Kondisi shelter bus Trans Pakuan, terutama yang menuju Ciawi, sangat memprihatinkan. Shelter banyak yang sudah hilang kaca jendelanya. Temboknya pun terlihat banyak coretan. Bahkan tak jarang, shelter digunakan sebagai tempat bermalam gelandangan dan pengemis.
Salah seorang penumpang, Ira mengungkapkan, sebenarnya Trans Pakuan bisa jadi alternatif moda transportasi masyarakat dengan biaya yang murah. Namun, pengelola harus komitmen dengan fasilitas dan perawatan bus.
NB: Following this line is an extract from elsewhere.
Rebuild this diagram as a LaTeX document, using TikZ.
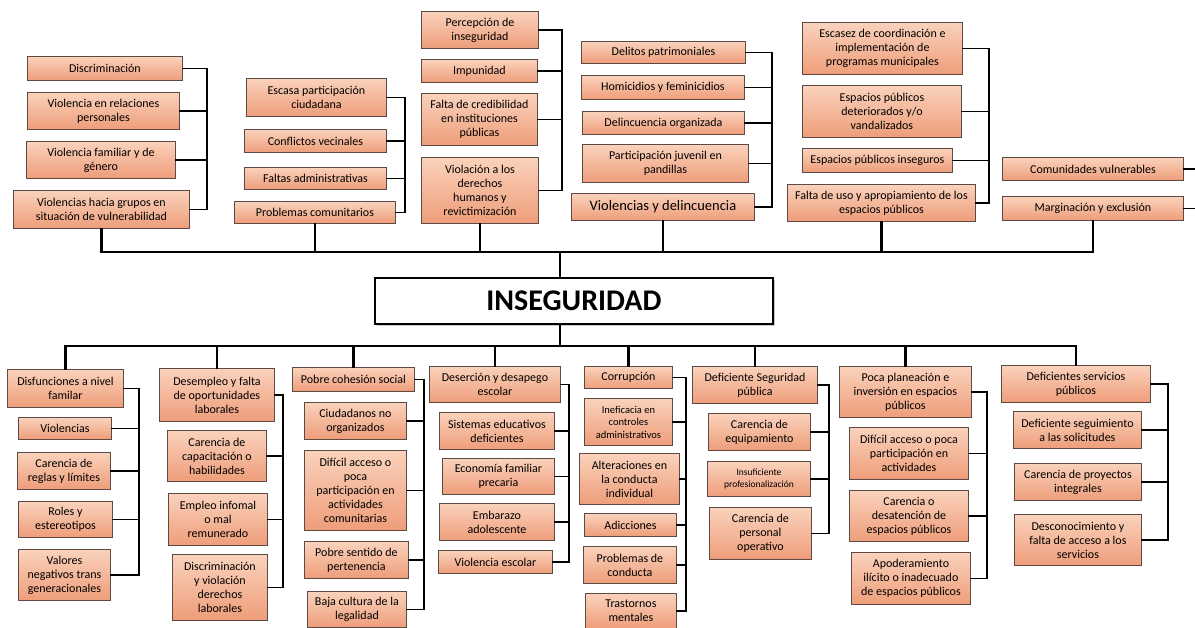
\documentclass[tikz,border=0pt]{standalone}
\usepackage{fontspec}
\setmainfont{Carlito}
\usepackage{tikz}
\usetikzlibrary{shadows}
\definecolor{salmonT}{HTML}{FAD2BC}
\definecolor{salmonB}{HTML}{EE9D7A}
\definecolor{borde}{HTML}{5E4A42}
\tikzset{
  causa/.style 2 args={draw=borde,line width=0.9pt,top color=salmonT,bottom color=salmonB,
    anchor=north west,align=center,inner sep=0pt,minimum width=#1,minimum height=#2,
    drop shadow={shadow xshift=1pt,shadow yshift=-1pt,fill=black!30},
    font=\fontsize{12}{14}\selectfont},
  chica/.style={font=\fontsize{9.5}{12}\selectfont},
  rama/.style={line width=1.8pt,line cap=rect},
  tronco/.style={line width=2.6pt,line cap=rect}}

\begin{document}
\begin{tikzpicture}[x=1pt,y=-1pt]
\useasboundingbox (0,0) rectangle (1195,628);
% ejes de las ramas
\coordinate (busT) at (0,252);
\coordinate (busB) at (0,346);
\coordinate (eje) at (560,0);
\foreach \i/\x in {1/207,2/405,3/562,4/772,5/989,6/139,7/283,8/424,9/569,10/686,11/829,12/987,13/1168,14/1195}
  \coordinate (b\i) at (\x,0);

% problema central
\node[draw=black,line width=1.8pt,fill=white,anchor=north west,minimum width=398,minimum height=46,
  drop shadow={shadow xshift=2.5pt,shadow yshift=-2.5pt,fill=black!40},
  font=\fontsize{30}{34}\selectfont\bfseries] (ins) at (374,277) {INSEGURIDAD};

% efectos (arriba)
\node[causa={155}{24}] (dis) at (27,56) {Discriminación};
\node[causa={152}{37}] (vrp) at (27,92) {Violencia en relaciones\\personales};
\node[causa={149}{37}] (vfg) at (26,141) {Violencia familiar y de\\género};
\node[causa={176}{38}] (vhg) at (13,190) {Violencias hacia grupos en\\situación de vulnerabilidad};

\node[causa={140}{38}] (epc) at (246,78) {Escasa participación\\ciudadana};
\node[causa={142}{23}] (cvn) at (244,129) {Conflictos vecinales};
\node[causa={142}{22}] (fad) at (244,167) {Faltas administrativas};
\node[causa={161}{22}] (pcm) at (234,201) {Problemas comunitarios};

\node[causa={117}{37}] (pin) at (421,11) {Percepción de\\inseguridad};
\node[causa={116}{23}] (imp) at (421,59) {Impunidad};
\node[causa={116}{52}] (fcr) at (421,93) {Falta de credibilidad\\en instituciones\\públicas};
\node[causa={117}{66}] (vdh) at (421,157) {Violación a los\\derechos\\humanos y\\revictimización};

\node[causa={164}{22}] (dpa) at (581,41) {Delitos patrimoniales};
\node[causa={163}{24}] (hfe) at (581,75) {Homicidios y feminicidios};
\node[causa={162}{23}] (dor) at (582,111) {Delincuencia organizada};
\node[causa={166}{38}] (pju) at (582,144) {Participación juvenil en\\pandillas};
\node[causa={183}{27},font=\fontsize{14.5}{17}\selectfont] (vyd) at (571,193) {Violencias y delincuencia};

\node[causa={160}{52}] (ecm) at (802,22) {Escasez de coordinación e\\implementación de\\programas municipales};
\node[causa={159}{52}] (epd) at (802,85) {Espacios públicos\\deteriorados y/o\\vandalizados};
\node[causa={150}{24}] (epi) at (802,148) {Espacios públicos inseguros};
\node[causa={188}{37}] (fua) at (787,184) {Falta de uso y apropiamiento de los\\espacios públicos};

\node[causa={181}{23}] (cvu) at (1002,157) {Comunidades vulnerables};
\node[causa={181}{24}] (mye) at (1002,196) {Marginación y exclusión};

% causas (abajo)
\node[causa={116}{38}] (dfa) at (7,369) {Disfunciones a nivel\\familar};
\node[causa={93}{22}] (vio) at (18,417) {Violencias};
\node[causa={93}{37}] (crl) at (17,452) {Carencia de\\reglas y límites};
\node[causa={94}{36}] (rye) at (18,501) {Roles y\\estereotipos};
\node[causa={92}{51}] (vnt) at (18,549) {Valores\\negativos trans\\generacionales};

\node[causa={115}{53}] (dfo) at (159,368) {Desempleo y falta\\de oportunidades\\laborales};
\node[causa={99}{51}] (cch) at (167,430) {Carencia de\\capacitación o\\habilidades};
\node[causa={99}{52}] (eim) at (168,493) {Empleo infomal\\o mal\\remunerado};
\node[causa={95}{66}] (dvd) at (172,554) {Discriminación\\y violación\\derechos\\laborales};

\node[causa={122}{24}] (pcs) at (292,367) {Pobre cohesión social};
\node[causa={102}{37}] (cno) at (304,402) {Ciudadanos no\\organizados};
\node[causa={102}{80}] (dap) at (304,450) {Difícil acceso o\\poca\\participación en\\actividades\\comunitarias};
\node[causa={104}{37}] (pse) at (304,541) {Pobre sentido de\\pertenencia};
\node[causa={99}{36}] (bcl) at (307,591) {Baja cultura de la\\legalidad};

\node[causa={131}{36}] (dde) at (429,366) {Deserción y desapego\\escolar};
\node[causa={115}{37}] (sed) at (439,412) {Sistemas educativos\\deficientes};
\node[causa={112}{36}] (efp) at (442,458) {Economía familiar\\precaria};
\node[causa={115}{37}] (ead) at (439,503) {Embarazo\\adolescente};
\node[causa={114}{23}] (ves) at (438,550) {Violencia escolar};

\node[causa={88}{22}] (cor) at (584,366) {Corrupción};
\node[causa={88}{47},font=\fontsize{10.5}{12.5}\selectfont] (ica) at (584,398) {Ineficacia en\\controles\\administrativos};
\node[causa={100}{51}] (acd) at (579,453) {Alteraciones en\\la conducta\\individual};
\node[causa={92}{23}] (adi) at (584,513) {Adicciones};
\node[causa={93}{37}] (pdc) at (583,546) {Problemas de\\conducta};
\node[causa={91}{35}] (tme) at (585,593) {Trastornos\\mentales};

\node[causa={125}{37}] (dsp) at (692,366) {Deficiente Seguridad\\pública};
\node[causa={102}{37}] (ceq) at (708,413) {Carencia de\\equipamiento};
\node[causa={103}{35},chica] (ipr) at (707,461) {Insuficiente\\profesionalización};
\node[causa={102}{52}] (cpo) at (709,507) {Carencia de\\personal\\operativo};

\node[causa={132}{51}] (ppi) at (839,366) {Poca planeación e\\inversión en espacios\\públicos};
\node[causa={119}{52}] (dpp) at (849,427) {Difícil acceso o poca\\participación en\\actividades};
\node[causa={119}{51}] (cde) at (849,490) {Carencia o\\desatención de\\espacios públicos};
\node[causa={119}{52}] (aii) at (851,552) {Apoderamiento\\ilícito o inadecuado\\de espacios públicos};

\node[causa={149}{37}] (dsv) at (1001,365) {Deficientes servicios\\públicos};
\node[causa={128}{37}] (dss) at (1013,411) {Deficiente seguimiento\\a las solicitudes};
\node[causa={127}{37}] (cpi) at (1014,463) {Carencia de proyectos\\integrales};
\node[causa={127}{51}] (dfs) at (1014,514) {Desconocimiento y\\falta de acceso a los\\servicios};

% ramas
\foreach \g/\a/\z/\lista in {1/dis/vhg/{dis,vrp,vfg,vhg},2/epc/pcm/{epc,cvn,fad,pcm},
  3/pin/vdh/{pin,imp,fcr,vdh},4/dpa/vyd/{dpa,hfe,dor,pju,vyd},5/ecm/fua/{ecm,epd,epi,fua},
  6/dfa/vnt/{dfa,vio,crl,rye,vnt},7/dfo/dvd/{dfo,cch,eim,dvd},8/pcs/bcl/{pcs,cno,dap,pse,bcl},
  9/dde/ves/{dde,sed,efp,ead,ves},10/cor/tme/{cor,ica,acd,adi,pdc,tme},11/dsp/cpo/{dsp,ceq,ipr,cpo},
  12/ppi/aii/{ppi,dpp,cde,aii},13/dsv/dfs/{dsv,dss,cpi,dfs}}{
  \foreach \n in \lista {\draw[rama] (\n.east) -- (\n.east -| b\g);}
  \draw[rama] (\a.east -| b\g) -- (\z.east -| b\g);}
\foreach \n in {cvu,mye} \draw[rama] (\n.east) -- (\n.east -| b14);

% troncos
\foreach \n in {vhg,pcm,vdh,vyd,fua,mye} \draw[tronco] (\n.south) -- (\n.south |- busT);
\draw[tronco] (vhg.south |- busT) -- (mye.south |- busT);
\draw[tronco] (eje |- busT) -- (eje |- ins.north);
\draw[tronco] (eje |- ins.south) -- (eje |- busB);
\foreach \n in {dfa,dfo,pcs,dde,cor,dsp,ppi,dsv} \draw[tronco] (\n.north) -- (\n.north |- busB);
\draw[tronco] (dfa.north |- busB) -- (dsv.north |- busB);
\end{tikzpicture}
\end{document}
"Cukup membayar Rp 4.000 kita bisa pergi dari Bubulak di bagian barat kota hingga Ciawi di bagian timur. Hanya saja, kurangnya pegangan dalam bus serta pintu yang dibuka tutup manual membuat banyak penumpang yang sangsi dengan kenyamanannya,'' kata mahasiswi salah satu perguruan tinggi di Sentul itu.
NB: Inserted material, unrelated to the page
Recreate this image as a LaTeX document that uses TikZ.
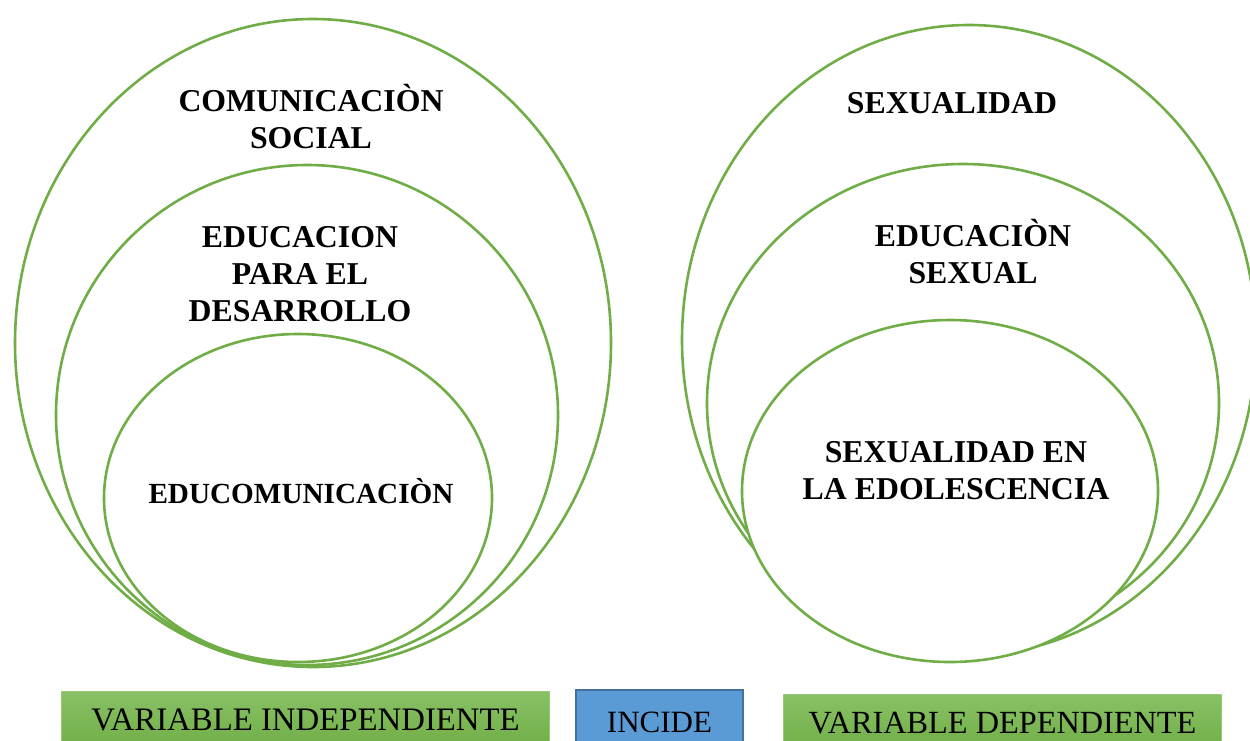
\documentclass[tikz,border=0pt]{standalone}
\usepackage{fontspec}
\setmainfont{Liberation Serif}
\definecolor{ringgreen}{HTML}{70AD47}
\definecolor{gtop}{RGB}{137,193,102}
\definecolor{gbot}{RGB}{103,166,58}
\definecolor{gedge}{RGB}{150,200,120}
\definecolor{bfill}{HTML}{5B9BD5}
\definecolor{bedge}{HTML}{41719C}
\begin{document}
\begin{tikzpicture}[x=1pt,y=-1pt,
  ring/.style={draw=ringgreen, line width=2.6pt, fill=white},
  lbl/.style={font=\fontsize{31.8}{36.8}\selectfont\bfseries, align=center, anchor=base, inner sep=0pt},
  gbox/.style={top color=gtop, bottom color=gbot, draw=gedge, line width=1pt, anchor=north west,
     inner sep=0pt, text depth=12pt, text height=12pt, font=\fontsize{32}{36}\selectfont},
  bbox/.style={fill=bfill, draw=bedge, line width=2pt, anchor=north west,
     inner sep=0pt, text depth=12pt, text height=12pt, font=\fontsize{31}{36}\selectfont}]
\useasboundingbox (0,0) rectangle (1250,740);
\clip (0,0) rectangle (1250,740);
% left group
\draw[ring] (313,343) ellipse [x radius=298pt, y radius=324pt];
\draw[ring] (307,415) ellipse [x radius=251pt, y radius=250pt];
\draw[ring] (298,498) ellipse [x radius=194pt, y radius=164pt];
% right group
\draw[ring] (969,340) ellipse [x radius=287pt, y radius=315pt];
\draw[ring] (963,403) ellipse [x radius=256pt, y radius=239pt];
\draw[ring] (950,491) ellipse [x radius=208pt, y radius=171pt];
% labels (anchor = baseline of last line)
\node[lbl] (comsoc) at (311,148) {COMUNICACIÒN\\SOCIAL};
\node[lbl] (edudes) at (300,321) {EDUCACION\\PARA EL\\DESARROLLO};
\node[lbl, font=\fontsize{29.2}{34}\selectfont\bfseries] (educom) at (301,503) {EDUCOMUNICACIÒN};
\node[lbl] (sexual) at (952,113) {SEXUALIDAD};
\node[lbl] (edusex) at (973,283) {EDUCACIÒN\\SEXUAL};
\node[lbl] (sexado) at (956,499) {SEXUALIDAD EN\\LA EDOLESCENCIA};
% bottom boxes
\node[gbox, minimum width=488pt, minimum height=78pt, font=\fontsize{32.8}{36}\selectfont] (vi) at (61,691) {VARIABLE INDEPENDIENTE};
\node[bbox, minimum width=167pt, minimum height=84pt] (inc) at (575,689) {INCIDE};
\node[gbox, minimum width=438pt, minimum height=78pt, font=\fontsize{32.3}{36}\selectfont] (vd) at (783,694) {VARIABLE DEPENDIENTE};
\end{tikzpicture}
\end{document}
Penumpang lainnya, Dede mengeluhkan lambatnya bus yang hilir mudik di sekitar Jalan Abdullah bin Nuh. Padahal, katanya, banyak warga yang mengandalkan armada milik Badan Usaha Milik Daerah (BUMD) Pemerintah Kota Bogor itu.
"Jika harus menunggu satu jam untuk naik, orang pasti memilih moda transportasi lain. Saya pikir banyak orang yang masih berminat menggunakan kendaraan umum dibanding kendaraan pribadi," ungkapnya.
Kepala Bagian Pengembangan Usaha PDJT, Fajar Delli, mengatakan selain belum memiliki jalur sendiri, bus Trans Pakuan sering terlambat akibat kemacetan di beberapa titik atau proyek pembangunan, salah satunya pembangunan tol Bogor Outer Ring Road (BORR) di Jalan Sholeh Iskandar yang menuju Bubulak.
''Shelter Trans Pakuan sebenarnya aset milik dinas perhubungan. Sehingga pengelolaannya pun dibawah dinas dan sejauh ini belum ada serah terima aset,'' kata Fajar.
Saat ini jumlah armada Trans Pakuan yang beroperasi sebanyak 24 unit dari total 30 unit. Lima unit difungsikan sebagai bus cadangan, sementara satu bus mengalami kerusakan akibat terbakar. Semua unit yang beroperasi memiliki kapasitas 21 penumpang, maksimal 35 penumpang.
Pengajuan penambahan jumlah armada bus BUMB yang mulai beroperasi enam tahun lalu itu sudah dilakukan. Tapi Fajar tidak bisa memastikan kapan itu akan teralisasi. ''Ini berkaitan dengan anggaran pengadaan armada karena memang tidak mudah mengucurkan dana,'' ujarnya.